Di Bali ini, yakni di Desa Kedes, terdapat kolaborasi dengan pihak Packaging Recycling Alliance for Sustainable Indonesia (Praise). Ketua UMUM Praise Sinta Kaniawati ketika ditemui di tempat yang sama mengatakan, untuk membangun sistem pengelolaan sampah yang keekonomiannya berkelanjutan, dengan memaksimalkan manfaat daur ulang dan lingkungan, menciptakan lapangan kerja dan memberdayakan komunitas lokal, serta mempercepat transisi ke ekonomi sirkular (circular economy).
Menurutnya pula, menyadari kondisi geografis Indonesia sebagai negara kepulauan dengan banyak pantainya memungkinkan tingginya potensi wisata pesisir dan pantai.
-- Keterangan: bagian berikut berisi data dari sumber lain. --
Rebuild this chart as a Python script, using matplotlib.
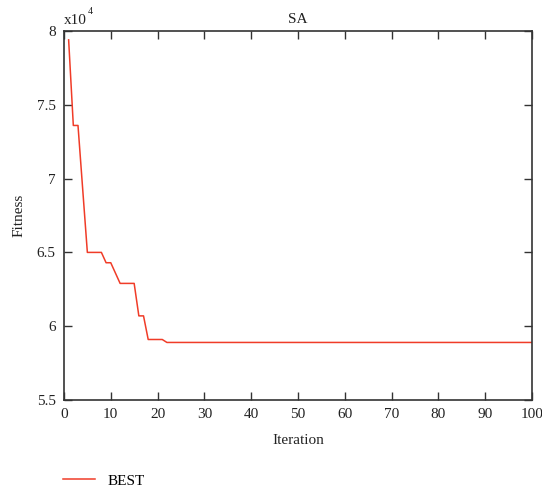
import numpy as np
import matplotlib.pyplot as plt

plt.rcParams['font.family'] = ['Liberation Serif', 'DejaVu Serif']

# best fitness per iteration (x1e4)
iters = np.arange(1, 101)
best = [7.94, 7.36, 7.36, 6.93, 6.50, 6.50, 6.50, 6.50, 6.43, 6.43,
        6.36, 6.29, 6.29, 6.29, 6.29, 6.07, 6.07, 5.91, 5.91, 5.91,
        5.91] + [5.89] * 79

xticks = np.arange(0, 101, 10)
yticks = [5.5, 6, 6.5, 7, 7.5, 8]
ylabels = ['5.5', '6', '6.5', '7', '7.5', '8']

axc = '#333333'
fig = plt.figure(figsize=(5.42, 4.88), dpi=100)
ax = fig.add_axes([0.118, 0.1803, 0.8635, 0.7562])

ax.plot(iters, best, color='#f03c28', lw=1.1, label='BEST')

ax.set_xlim(0, 100)
ax.set_ylim(5.5, 8)
ax.set_xticks(xticks)
ax.set_yticks(yticks)
ax.set_yticklabels(ylabels)
ax.tick_params(direction='in', top=True, right=True, length=6, width=1,
               colors=axc, labelcolor='#222222', labelsize=11, pad=6)
for s in ax.spines.values():
    s.set_color(axc)
    s.set_linewidth(1.2)

ax.set_xlabel('Iteration', fontsize=11, color='#222222', labelpad=9)
ax.set_ylabel('Fitness', fontsize=11, color='#222222', labelpad=8)
ax.set_title('SA', fontsize=11, color='#222222', pad=6)
ax.text(0.0, 1.012, 'x10', transform=ax.transAxes, fontsize=11,
        color='#222222', va='bottom', ha='left')
ax.text(0.05, 1.04, '4', transform=ax.transAxes, fontsize=7,
        color='#222222', va='bottom', ha='left')

ax.legend(loc='upper left', bbox_to_anchor=(-0.002, -0.2), frameon=False,
          fontsize=11, handlelength=2.1, handletextpad=0.8, borderaxespad=0,
          borderpad=0)

fig.savefig('out.png', dpi=100)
Disisi lain, juga menimbulkan suatu kondisi pemakaian produk sekali pakai yang berujung menjadi sampah karena belum adanya pengelolaan sampah yang mumpuni di banyak daerah di Indonesia.
“Di Bali ini kita pelan-pelan berkolaborasi dengan masyarakat. Kita mulai dari langkah kecil dulu dengan desa percontohan ini. Harapannya tentunya nanti bisa dikembangkan dan dilakukan di daerah lainnya,” terang Sinta.
Lantas, sebagai wisatawan pesisir tentu terpikir sudah apa manfaat yang bisa diberikan kepada tempat wisata yang dikunjungi. Yakni, mencoba mengurangi membawa produk sekali pakai yang berpotensi menjadi sampah ketika berkunjung ke tempat wisata. Antisipasinya, yaitu mencoba membeli langsung di tempat wisata.
Dan jikapun hal ini tidak terelakkan, bisa pula mencari tahu apakah di tempat wisata tersebut tersedia pengelolaan sampah daur ulang atau tempat terdekat daur ulang sampah. Sehingga ada jaminan produk yang berpotensi menjadi sampah nantinya bisa didaur ulang. Dan yang paling mudah adalah mencoba memanfaatkan produk yang bisa didaur ulang atau bisa termanfaatkan kembali setelah digunakan.
Sehingga ketika berkunjung ke pantai pun, tidak hanya membawa kenikmatan dari kenyamanan mengunjugi tempat wisata. Tapi juga ada kelegaan dan kepuasan bisa membantu menjaga kebersihan lingkungan dan memberi manfaat untuk wisatawan selanjutnya.